— WHAT YOU WILL DO —
Output the first line of the listing and each line after it, up to and including the line that contains "var dHighCensor = [5.89,14.4];", exactly as written, minus the pictures.
=======
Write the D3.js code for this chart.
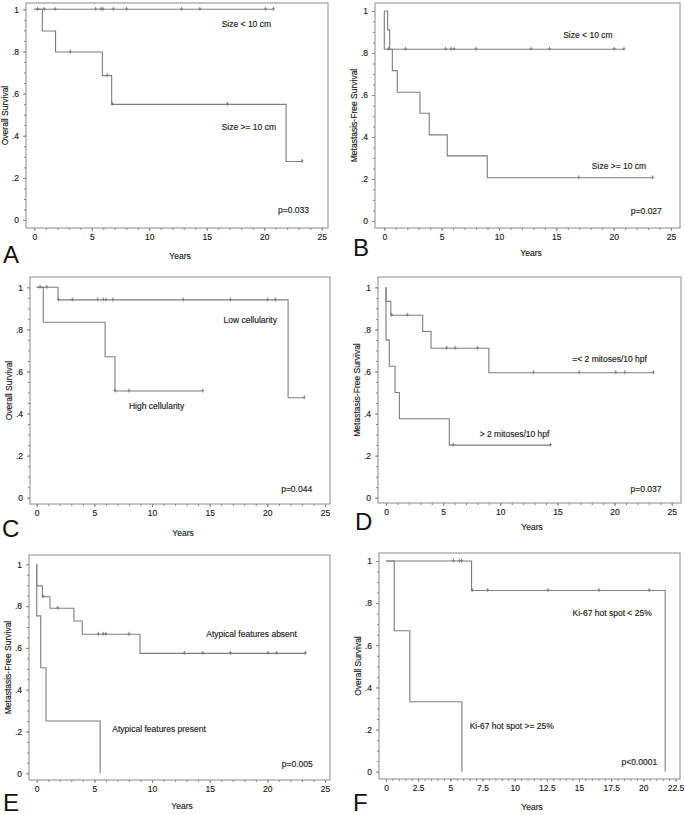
<!DOCTYPE html>
<html>
<head>
<meta charset="utf-8">
<script src="https://cdn.jsdelivr.net/npm/d3@7"></script>
<style>
body { margin: 0; background: #fff; }
svg { display: block; }
text { font-family: "Liberation Sans", Arial, sans-serif; fill: #111; stroke: #333; stroke-width: 0.15px; }
</style>
</head>
<body>
<svg width="685" height="815"></svg>
<script>
// step points are [years, survival], censor marks are years
var aSmallSteps = [[0,1],[20.8,1]];
var aSmallCensor = [0.29,0.87,1.8,5.34,5.8,5.97,6.87,8.03,12.8,14.4,20.1,20.8];
var aLargeSteps = [[0,1],[0.7,0.897],[1.85,0.797],[5.92,0.685],[6.73,0.549],[21.9,0.278],[23.3,0.278]];
var aLargeCensor = [3.13,6.35,6.78,16.8,23.3];

var bSmallSteps = [[0,1],[0.29,0.91],[0.47,0.818],[20.9,0.818]];
var bSmallCensor = [1.86,5.35,5.82,6.08,8.0,12.8,14.4,20.05,20.9];
var bLargeSteps = [[0,1],[0,0.818],[0.7,0.716],[1.13,0.613],[3.11,0.513],[3.92,0.41],[5.49,0.31],[8.98,0.206],[23.4,0.206]];
var bLargeCensor = [0.35,16.95,23.4];

var cLowSteps = [[0,1],[1.85,0.94],[21.8,0.475],[23.2,0.475]];
var cLowCensor = [0.29,0.87,1.9,3.09,5.29,5.78,6.01,6.59,12.7,16.8,20.03,20.7,23.2];
var cHighSteps = [[0,1],[0.57,0.834],[5.93,0.67],[6.79,0.507],[14.4,0.507]];
var cHighCensor = [6.8,8.0,14.4];

var dLowSteps = [[0,1],[0,0.933],[0.42,0.867],[3.21,0.79],[3.94,0.71],[9.0,0.594],[23.4,0.594]];
var dLowCensor = [0.5,1.86,5.31,6.04,8.02,12.9,16.9,20.1,20.9,23.4];
var dHighSteps = [[0,1],[0,0.75],[0.29,0.625],[0.79,0.5],[1.17,0.375],[5.54,0.25],[14.4,0.25]];
var dHighCensor = [5.89,14.4];

var eAbsentSteps = [[0,1],[0,0.897],[0.49,0.845],[1.15,0.79],[3.23,0.729],[3.95,0.665],[8.96,0.574],[23.3,0.574]];
var eAbsentCensor = [0.55,1.82,5.34,5.77,6.0,8.0,12.8,14.4,16.8,20.05,20.8,23.3];
var ePresentSteps = [[0,1],[0,0.753],[0.35,0.505],[0.81,0.25],[5.5,0]];
var ePresentCensor = [];

var fLowSteps = [[0,1],[6.65,0.86],[21.7,0]];
var fLowCensor = [5.24,5.7,5.87,6.7,7.9,12.6,16.55,20.45];
var fHighSteps = [[0,1],[0.64,0.669],[1.85,0.332],[5.9,0]];
var fHighCensor = [];

var yTicks = [0,0.2,0.4,0.6,0.8,1];
var yTickLabels = ["0",".2",".4",".6",".8","1"];
var xTicks25 = [0,5,10,15,20,25];
var xTicksF = [0,2.5,5,7.5,10,12.5,15,17.5,20,22.5];

var panels = [
  {letter:"A", box:[26,3,328,228], xr:[34.3,321.7], yr:[220,9.3], xmax:25, ticks:xTicks25, minor:1,
   ytitle:"Overall Survival", years:[180,259], letterAt:[3,263],
   curves:[[aSmallSteps,aSmallCensor],[aLargeSteps,aLargeCensor]],
   labels:[["Size < 10 cm",16.3,0.914],["Size >= 10 cm",16.3,0.426],["p=0.033",21.2,0.031]]},
  {letter:"B", box:[375,3,680,228], xr:[384.3,671], yr:[221,11], xmax:25, ticks:xTicks25, minor:1,
   ytitle:"Metastasis-Free Survival", years:[531,255.5], letterAt:[353,256],
   curves:[[bSmallSteps,bSmallCensor],[bLargeSteps,bLargeCensor]],
   labels:[["Size < 10 cm",15.6,0.872],["Size >= 10 cm",18.1,0.247],["p=0.027",21.5,0.031]]},
  {letter:"C", box:[30,277,330,504], xr:[36.7,325], yr:[497.7,287.3], xmax:25, ticks:xTicks25, minor:1,
   ytitle:"Overall Survival", years:[183,536], letterAt:[2,537],
   curves:[[cLowSteps,cLowCensor],[cHighSteps,cHighCensor]],
   labels:[["Low cellularity",16.2,0.828],["High cellularity",8.0,0.42],["p=0.044",21.2,0.025]]},
  {letter:"D", box:[378,277,681,503], xr:[386,671.7], yr:[497.7,287.3], xmax:25, ticks:xTicks25, minor:1,
   ytitle:"Metastasis-Free Survival", years:[532,530], letterAt:[355,530],
   curves:[[dLowSteps,dLowCensor],[dHighSteps,dHighCensor]],
   labels:[["=< 2 mitoses/10 hpf",16.3,0.646],["> 2 mitoses/10 hpf",8.2,0.29],["p=0.037",21.4,0.025]]},
  {letter:"E", box:[29,555,330,780], xr:[36.7,325], yr:[773.3,564.3], xmax:25, ticks:xTicks25, minor:1,
   ytitle:"Metastasis-Free Survival", years:[182,809], letterAt:[3,811],
   curves:[[eAbsentSteps,eAbsentCensor],[ePresentSteps,ePresentCensor]],
   labels:[["Atypical features absent",14.7,0.65],["Atypical features present",6.56,0.199],["p=0.005",21.25,0.031]]},
  {letter:"F", box:[379,553,680,779], xr:[386,675.5], yr:[771.7,561], xmax:22.5, ticks:xTicksF, minor:0.5,
   ytitle:"Overall Survival", years:[532,810], letterAt:[353,811],
   curves:[[fLowSteps,fLowCensor],[fHighSteps,fHighCensor]],
   labels:[["Ki-67 hot spot < 25%",14.5,0.738],["Ki-67 hot spot >= 25%",6.5,0.202],["p<0.0001",18.3,0.034]]}
];

var svg = d3.select("svg");
var lineColor = "#7d7d7d";
var axisColor = "#8a8a8a";

function survAt(steps, t){
  var s = steps[0][1];
  steps.forEach(function(p){ if (p[0] <= t) s = p[1]; });
  return s;
}

panels.forEach(function(p){
  var x = d3.scaleLinear().domain([0,p.xmax]).range(p.xr);
  var y = d3.scaleLinear().domain([0,1]).range(p.yr);
  var b = p.box;
  var g = svg.append("g");

  // frame
  g.append("rect")
    .attr("x", b[0]).attr("y", b[1])
    .attr("width", b[2]-b[0]).attr("height", b[3]-b[1])
    .attr("fill", "none").attr("stroke", axisColor).attr("stroke-width", 1);

  // y axis, major + minor
  g.append("g").attr("transform","translate("+b[0]+",0)")
    .call(d3.axisLeft(y).tickValues(yTicks).tickSize(3).tickPadding(4)
      .tickFormat(function(d,i){ return yTickLabels[i]; }))
    .call(function(a){
      a.select(".domain").remove();
      a.selectAll("line").attr("stroke", axisColor);
      a.selectAll("text").style("font-size","8.5px").attr("fill","#111");
    });
  g.append("g").attr("transform","translate("+b[0]+",0)")
    .call(d3.axisLeft(y).tickValues(d3.range(0,1.0001,0.05)).tickSize(2).tickFormat(""))
    .call(function(a){
      a.select(".domain").remove();
      a.selectAll("line").attr("stroke", axisColor);
    });

  // x axis, major + minor
  g.append("g").attr("transform","translate(0,"+b[3]+")")
    .call(d3.axisBottom(x).tickValues(p.ticks).tickSize(3).tickPadding(3)
      .tickFormat(function(d){ return String(d); }))
    .call(function(a){
      a.select(".domain").remove();
      a.selectAll("line").attr("stroke", axisColor);
      a.selectAll("text").style("font-size","8.5px").attr("fill","#111");
    });
  g.append("g").attr("transform","translate(0,"+b[3]+")")
    .call(d3.axisBottom(x).tickValues(d3.range(0,p.xmax+0.001,p.minor)).tickSize(2).tickFormat(""))
    .call(function(a){
      a.select(".domain").remove();
      a.selectAll("line").attr("stroke", axisColor);
    });

  // curves
  var line = d3.line()
    .x(function(d){ return x(d[0]); })
    .y(function(d){ return y(d[1]); })
    .curve(d3.curveStepAfter);

  p.curves.forEach(function(c){
    g.append("path").datum(c[0])
      .attr("d", line)
      .attr("fill","none").attr("stroke", lineColor).attr("stroke-width", 1.1);

    g.selectAll(null).data(c[1]).enter().append("path")
      .attr("d", function(t){
        var cx = x(t), cy = y(survAt(c[0], t));
        return "M"+cx+","+(cy-2.5)+"V"+(cy+1.5)+"M"+(cx-1.5)+","+(cy-0.5)+"H"+(cx+1.5);
      })
      .attr("fill","none").attr("stroke", lineColor).attr("stroke-width", 0.9);
  });

  // annotations
  p.labels.forEach(function(l){
    g.append("text").attr("x", x(l[1])).attr("y", y(l[2]))
      .style("font-size","8.5px").text(l[0]);
  });

  // axis titles
  g.append("text").attr("x", p.years[0]).attr("y", p.years[1])
    .attr("text-anchor","middle").style("font-size","8.5px").text("Years");
  var cy = (b[1]+b[3])/2;
  g.append("text")
    .attr("transform","translate("+(b[0]-18)+","+cy+") rotate(-90)")
    .attr("text-anchor","middle").style("font-size","8.5px").text(p.ytitle);

  // panel letter
  g.append("text").attr("x", p.letterAt[0]).attr("y", p.letterAt[1])
    .style("font-size","24px").style("stroke-width","0").text(p.letter);
});
</script>
</body>
</html>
=======
— RESPONSE TO THIS TASK —
Write the D3.js code for this chart.
<!DOCTYPE html>
<html>
<head>
<meta charset="utf-8">
<script src="https://cdn.jsdelivr.net/npm/d3@7"></script>
<style>
body { margin: 0; background: #fff; }
svg { display: block; }
text { font-family: "Liberation Sans", Arial, sans-serif; fill: #111; stroke: #333; stroke-width: 0.15px; }
</style>
</head>
<body>
<svg width="685" height="815"></svg>
<script>
// step points are [years, survival], censor marks are years
var aSmallSteps = [[0,1],[20.8,1]];
var aSmallCensor = [0.29,0.87,1.8,5.34,5.8,5.97,6.87,8.03,12.8,14.4,20.1,20.8];
var aLargeSteps = [[0,1],[0.7,0.897],[1.85,0.797],[5.92,0.685],[6.73,0.549],[21.9,0.278],[23.3,0.278]];
var aLargeCensor = [3.13,6.35,6.78,16.8,23.3];

var bSmallSteps = [[0,1],[0.29,0.91],[0.47,0.818],[20.9,0.818]];
var bSmallCensor = [1.86,5.35,5.82,6.08,8.0,12.8,14.4,20.05,20.9];
var bLargeSteps = [[0,1],[0,0.818],[0.7,0.716],[1.13,0.613],[3.11,0.513],[3.92,0.41],[5.49,0.31],[8.98,0.206],[23.4,0.206]];
var bLargeCensor = [0.35,16.95,23.4];

var cLowSteps = [[0,1],[1.85,0.94],[21.8,0.475],[23.2,0.475]];
var cLowCensor = [0.29,0.87,1.9,3.09,5.29,5.78,6.01,6.59,12.7,16.8,20.03,20.7,23.2];
var cHighSteps = [[0,1],[0.57,0.834],[5.93,0.67],[6.79,0.507],[14.4,0.507]];
var cHighCensor = [6.8,8.0,14.4];

var dLowSteps = [[0,1],[0,0.933],[0.42,0.867],[3.21,0.79],[3.94,0.71],[9.0,0.594],[23.4,0.594]];
var dLowCensor = [0.5,1.86,5.31,6.04,8.02,12.9,16.9,20.1,20.9,23.4];
var dHighSteps = [[0,1],[0,0.75],[0.29,0.625],[0.79,0.5],[1.17,0.375],[5.54,0.25],[14.4,0.25]];
var dHighCensor = [5.89,14.4];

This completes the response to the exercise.